- **STATED PROBLEM**: Omit the images, then output each of the records below exactly.

__________

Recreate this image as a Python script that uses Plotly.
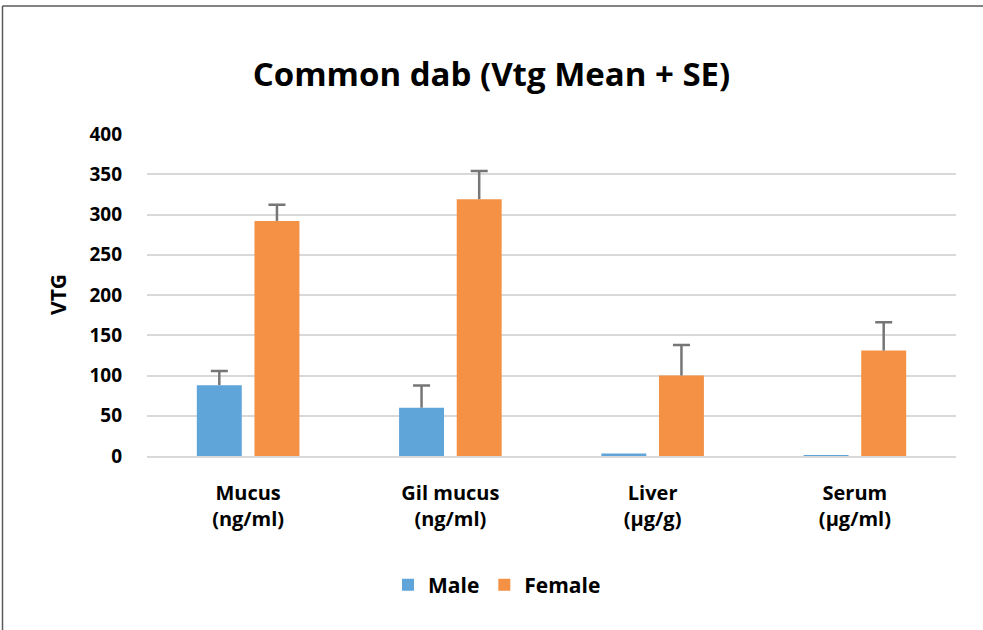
import plotly.graph_objects as go

categories = ["Mucus<br>(ng/ml)", "Gil mucus<br>(ng/ml)", "Liver<br>(µg/g)", "Serum<br>(µg/ml)"]
male_mean = [88, 60, 3, 0.6]
male_se = [17.5, 27.5, None, None]
female_mean = [292, 319, 100, 131]
female_se = [20, 35, 38, 35]
y_ticks = [0, 50, 100, 150, 200, 250, 300, 350, 400]

MALE_C = "#5FA5DA"
FEMALE_C = "#F59145"
ERR_C = "#767676"
FONT = "Open Sans"

fig = go.Figure()


def add_series(name, means, ses, color, group):
    # visible bar with a cap-less upper error line
    fig.add_trace(go.Bar(
        x=categories, y=means, name=f"<b>{name}</b>", offsetgroup=group,
        marker=dict(color=color, line=dict(width=0)),
        error_y=dict(type="data", symmetric=False,
                     array=[s if s is not None else 0 for s in ses],
                     arrayminus=[0] * len(ses),
                     color=ERR_C, thickness=2.5, width=0),
    ))
    # transparent bar at mean+SE carrying only the cap of the error bar
    caps = [m + s if s is not None else None for m, s in zip(means, ses)]
    fig.add_trace(go.Bar(
        x=categories, y=caps, offsetgroup=group, showlegend=False,
        hoverinfo="skip",
        marker=dict(color="rgba(0,0,0,0)", line=dict(width=0)),
        error_y=dict(type="data", array=[0] * len(ses),
                     color=ERR_C, thickness=2.5, width=8.5),
    ))


add_series("Male", male_mean, male_se, MALE_C, "m")
add_series("Female", female_mean, female_se, FEMALE_C, "f")

fig.update_layout(
    width=983, height=630,
    paper_bgcolor="white", plot_bgcolor="white",
    margin=dict(l=147, r=27, t=134, b=174),
    barmode="group", bargap=0.43, bargroupgap=0.22,
    font=dict(family=FONT, color="black"),
    title=dict(text="<b>Common dab (Vtg Mean + SE)</b>",
               font=dict(size=33, family=FONT, color="black"),
               x=0.5, xanchor="center", xref="container",
               y=1 - 74 / 630, yanchor="middle", yref="container"),
    legend=dict(orientation="h", x=(497 - 147) / 809, xanchor="center",
                y=-(585 - 456) / 322, yanchor="middle",
                font=dict(size=21, family=FONT, color="black"),
                itemwidth=30, traceorder="normal"),
    showlegend=True,
)

fig.update_yaxes(range=[0, 400], tickvals=y_ticks,
                 ticktext=[f"<b>{v}</b>" for v in y_ticks],
                 tickfont=dict(size=19, family=FONT, color="black"),
                 showgrid=True, gridcolor="#D9D9D9", gridwidth=1.5,
                 zeroline=False, showline=False, ticks="",
                 ticklabelstandoff=24)
fig.update_xaxes(tickvals=categories,
                 ticktext=[f"<b>{c}</b>" for c in categories],
                 tickfont=dict(size=20, family=FONT, color="black"),
                 showline=True, linecolor="#D9D9D9", linewidth=1.5,
                 ticks="", ticklabelstandoff=18)

fig.add_annotation(text="<b>VTG</b>", textangle=-90,
                   x=(58 - 147) / 809, xref="paper", xanchor="center",
                   y=0.5, yref="paper", yanchor="middle", showarrow=False,
                   font=dict(size=21, family=FONT, color="black"))

# outer frame (top and left edges visible in the reference)
fig.add_shape(type="line", xref="paper", yref="paper",
              x0=(2.5 - 147) / 809, x1=(1000 - 147) / 809,
              y0=1 + (134 - 6) / 322, y1=1 + (134 - 6) / 322,
              line=dict(color="#5A5A5A", width=1.5))
fig.add_shape(type="line", xref="paper", yref="paper",
              x0=(2.5 - 147) / 809, x1=(2.5 - 147) / 809,
              y0=1 + (134 - 6) / 322, y1=-(650 - 456) / 322,
              line=dict(color="#5A5A5A", width=1.5))

fig.write_html("out.html",
               config={"displayModeBar": False},
               post_script="document.body.style.margin='0';"
                           "document.body.style.overflow='hidden';")
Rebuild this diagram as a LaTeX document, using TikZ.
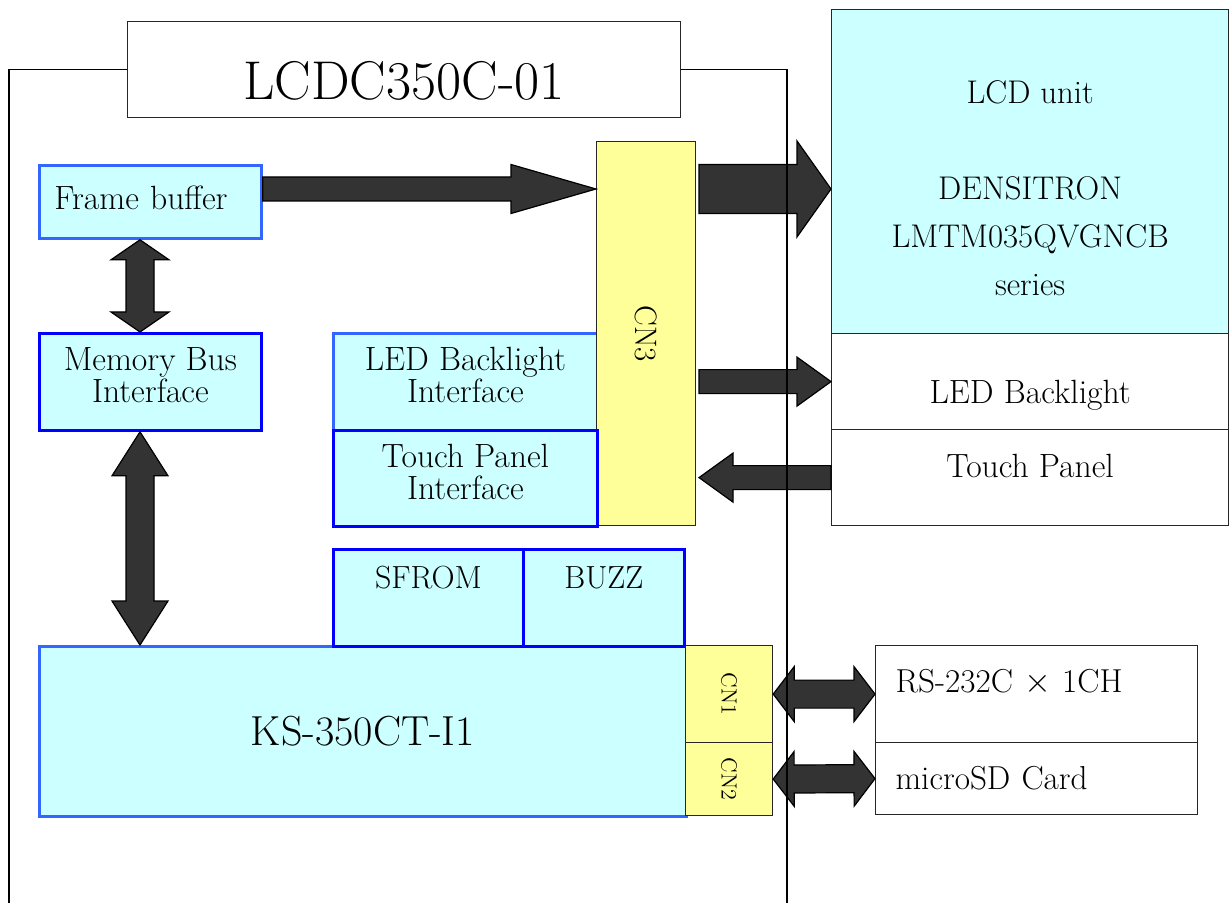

__________

- **RESULT**:
Recreate this image as a Python script that uses Plotly.
import plotly.graph_objects as go

categories = ["Mucus<br>(ng/ml)", "Gil mucus<br>(ng/ml)", "Liver<br>(µg/g)", "Serum<br>(µg/ml)"]
male_mean = [88, 60, 3, 0.6]
male_se = [17.5, 27.5, None, None]
female_mean = [292, 319, 100, 131]
female_se = [20, 35, 38, 35]
y_ticks = [0, 50, 100, 150, 200, 250, 300, 350, 400]

MALE_C = "#5FA5DA"
FEMALE_C = "#F59145"
ERR_C = "#767676"
FONT = "Open Sans"

fig = go.Figure()


def add_series(name, means, ses, color, group):
    # visible bar with a cap-less upper error line
    fig.add_trace(go.Bar(
        x=categories, y=means, name=f"<b>{name}</b>", offsetgroup=group,
        marker=dict(color=color, line=dict(width=0)),
        error_y=dict(type="data", symmetric=False,
                     array=[s if s is not None else 0 for s in ses],
                     arrayminus=[0] * len(ses),
                     color=ERR_C, thickness=2.5, width=0),
    ))
    # transparent bar at mean+SE carrying only the cap of the error bar
    caps = [m + s if s is not None else None for m, s in zip(means, ses)]
    fig.add_trace(go.Bar(
        x=categories, y=caps, offsetgroup=group, showlegend=False,
        hoverinfo="skip",
        marker=dict(color="rgba(0,0,0,0)", line=dict(width=0)),
        error_y=dict(type="data", array=[0] * len(ses),
                     color=ERR_C, thickness=2.5, width=8.5),
    ))


add_series("Male", male_mean, male_se, MALE_C, "m")
add_series("Female", female_mean, female_se, FEMALE_C, "f")

fig.update_layout(
    width=983, height=630,
    paper_bgcolor="white", plot_bgcolor="white",
    margin=dict(l=147, r=27, t=134, b=174),
    barmode="group", bargap=0.43, bargroupgap=0.22,
    font=dict(family=FONT, color="black"),
    title=dict(text="<b>Common dab (Vtg Mean + SE)</b>",
               font=dict(size=33, family=FONT, color="black"),
               x=0.5, xanchor="center", xref="container",
               y=1 - 74 / 630, yanchor="middle", yref="container"),
    legend=dict(orientation="h", x=(497 - 147) / 809, xanchor="center",
                y=-(585 - 456) / 322, yanchor="middle",
                font=dict(size=21, family=FONT, color="black"),
                itemwidth=30, traceorder="normal"),
    showlegend=True,
)

fig.update_yaxes(range=[0, 400], tickvals=y_ticks,
                 ticktext=[f"<b>{v}</b>" for v in y_ticks],
                 tickfont=dict(size=19, family=FONT, color="black"),
                 showgrid=True, gridcolor="#D9D9D9", gridwidth=1.5,
                 zeroline=False, showline=False, ticks="",
                 ticklabelstandoff=24)
fig.update_xaxes(tickvals=categories,
                 ticktext=[f"<b>{c}</b>" for c in categories],
                 tickfont=dict(size=20, family=FONT, color="black"),
                 showline=True, linecolor="#D9D9D9", linewidth=1.5,
                 ticks="", ticklabelstandoff=18)

fig.add_annotation(text="<b>VTG</b>", textangle=-90,
                   x=(58 - 147) / 809, xref="paper", xanchor="center",
                   y=0.5, yref="paper", yanchor="middle", showarrow=False,
                   font=dict(size=21, family=FONT, color="black"))

# outer frame (top and left edges visible in the reference)
fig.add_shape(type="line", xref="paper", yref="paper",
              x0=(2.5 - 147) / 809, x1=(1000 - 147) / 809,
              y0=1 + (134 - 6) / 322, y1=1 + (134 - 6) / 322,
              line=dict(color="#5A5A5A", width=1.5))
fig.add_shape(type="line", xref="paper", yref="paper",
              x0=(2.5 - 147) / 809, x1=(2.5 - 147) / 809,
              y0=1 + (134 - 6) / 322, y1=-(650 - 456) / 322,
              line=dict(color="#5A5A5A", width=1.5))

fig.write_html("out.html",
               config={"displayModeBar": False},
               post_script="document.body.style.margin='0';"
                           "document.body.style.overflow='hidden';")
Rebuild this diagram as a LaTeX document, using TikZ.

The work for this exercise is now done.